Today’s Biz Ladies post comes from Brigitte Lyons. Brigitte shares breakthrough strategies for life and business at Unfettered Ink. She also courts all sorts of good karma by serving up free PR Ideas for Busy People to Biz Ladies (and gents). Today she shares her strategy for doing the work you love and avoiding the work you don’t through an “I Don’t” list. Thanks, Brigitte, for this inspiring post! — Stephanie
Read the full post after the jump . . .
Back when I worked at a PR agency, I often fantasized about rising to a position where I could dedicate all my time to strategy. Who are the influencers that clients should connect with? How do we grab their attention? What is the key message to communicate?
In my fantasy, I worked as a partner with CEOs to craft these brilliant, focused PR plans and delegated all the work of pitching and monitoring the results.
Some of my friends in the industry didn’t understand. Didn’t I think it was a thrill, as they did, when a journalist picked up a story I placed? Sure, it felt good to see my clients on CNN, knowing I got them there, but implementation never was my strong suit. I’m a thinker through and through.
For years, I thought, “Wouldn’t it be nice if someone would pay me for my brain?” but dismissed the longing as an impracticality. Well, wouldn’t you know, that’s precisely how my business is structured now.
Somewhere along the way, I realized that, just as writing and painting are different skill sets, so are strategic planning and implementation. It’s okay to specialize. Indeed, by focusing on my core power, I do much more good than serving as a generalist.
Perhaps you have the same longing.
What if you only worked on projects that tapped into your most creative self, no matter what brings out the creativity within you? How could you even begin to structure your business this way?
Create an “I DON’T” List
The idea behind the I DON’T list is simple: List all the tasks and projects that drain your energy. Stop doing these things. I know. This sounds terrifying.
Will you lose customers or clients?
Will you make enough money to go on vacation or put Ben through college?
What if someone else steps in and offers a more comprehensive offering?
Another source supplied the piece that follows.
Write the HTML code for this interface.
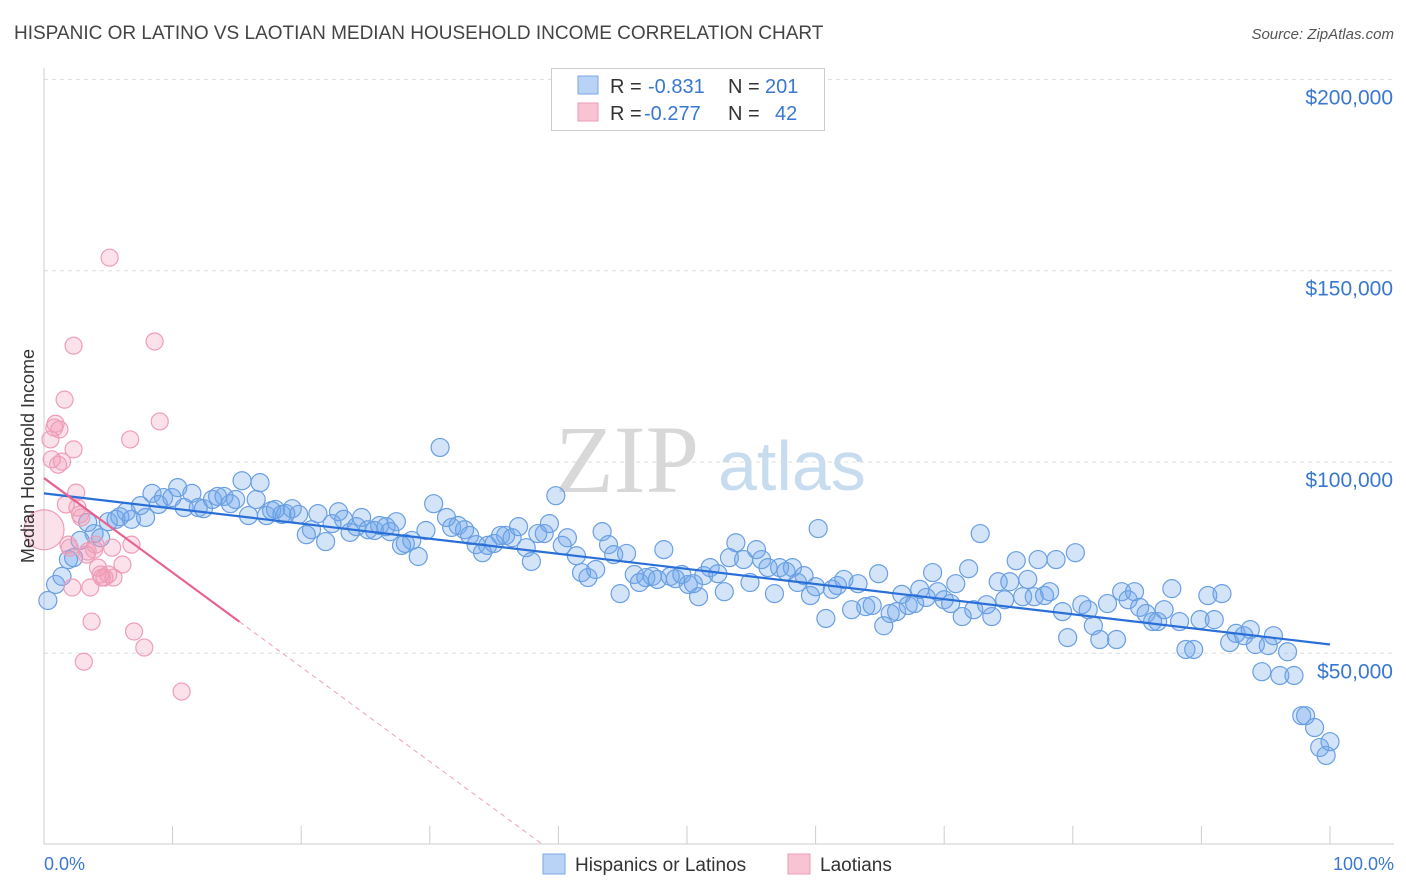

Where does that leave you?
These are the demons torturing all of us.
As Ralph Waldo Emerson said, “To be yourself in a world that is constantly trying to make you something else is the greatest accomplishment.”
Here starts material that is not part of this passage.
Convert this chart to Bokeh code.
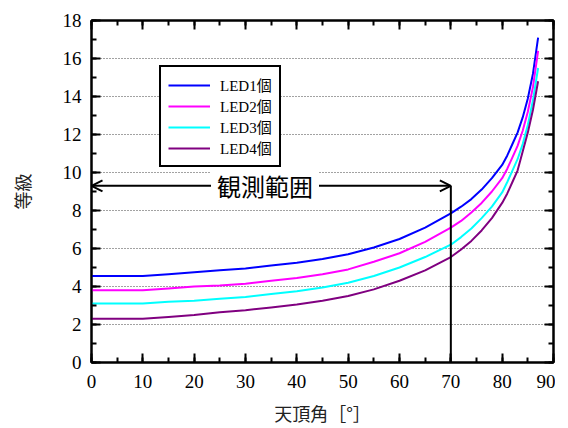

This is easier than it sounds. (Girl, I hear you.) So I broke it down in seven easy steps.
1. List all the tasks you’re qualified to do.
Make this list as comprehensive as possible. Once you begin freeing up your time with an I DON’T list, you will find yourself bursting with ideas on how to combine your core strengths to better serve your market.
2. Highlight the items you love doing.
Note that I said “love.” Not “like.” Not “don’t mind.” Love.
3. With a thick black marker, put a line through everything you hate doing.
It doesn’t matter if you’re good at it. I hate pitching, and yet my clients were featured in news outlets all over the US. “Good at it” doesn’t mean you need to be the person doing it.
4. Hang this list on your wall.
This is your compass, guiding you to your own personal true north.
5. When you get a new request, glance up at the list.
Every time. Don’t skip this.
6. If the request involves more tasks that you hate than ones you love, propose an alternate arrangement or refer the business to a friend.
Hold firm. Do not fill your days — or worse, your years — with work you hate. It does a disservice to you and to your clients. Before long, you begin to resent your career, your clients and your life.
7. Spend the time you otherwise would’ve put into the dreaded project creating something you love.
Ahhh. Here it is. The payout.
Imagine what you can accomplish — in a day, a month, a decade or a lifetime — when you fully invest in your core power.
At times, you will be sorely tempted to ignore your I DON’T list. I am not immune to wavering, especially when I love the client but not the project. In these instances, suggest an alternate structure or project that fits both your needs. Be prepared to accept a firm but gentle “no thanks.”
What if you need the money? (and other objections)
If you don’t already have an I DON’T list, I expect you’re harboring a good deal of resistance to the idea.
Is making a living doing only work you love a rainbow and unicorn dream?
What if you’re just starting out and sorely need the money to pay the bills?
This is a process. Unless you’re loaded, you can’t wake up one morning and fire all your clients (although it worked out for Laura Roeder).
Already, you make decisions not to offer certain services or products. If you aren’t a certified accountant, you won’t offer accounting services. If a friend is looking for an accountant, you aren’t raising your hand to do the work. You know someone else is filling that need, and you’ll cheerfully give a referral. It’s an easy I DON’T. The answer is so clear you don’t even need to add it to your list.
Why wouldn’t you use the same discrimination when evaluating all your projects?
Cheerfully refer the work that falls in the murky zone — the projects you can do but loathe. Free up time, your most valuable resource, for the work most suited to your own core strengths. The result is thrilled customers, referrals, a sterling reputation and a legacy of exceptional service.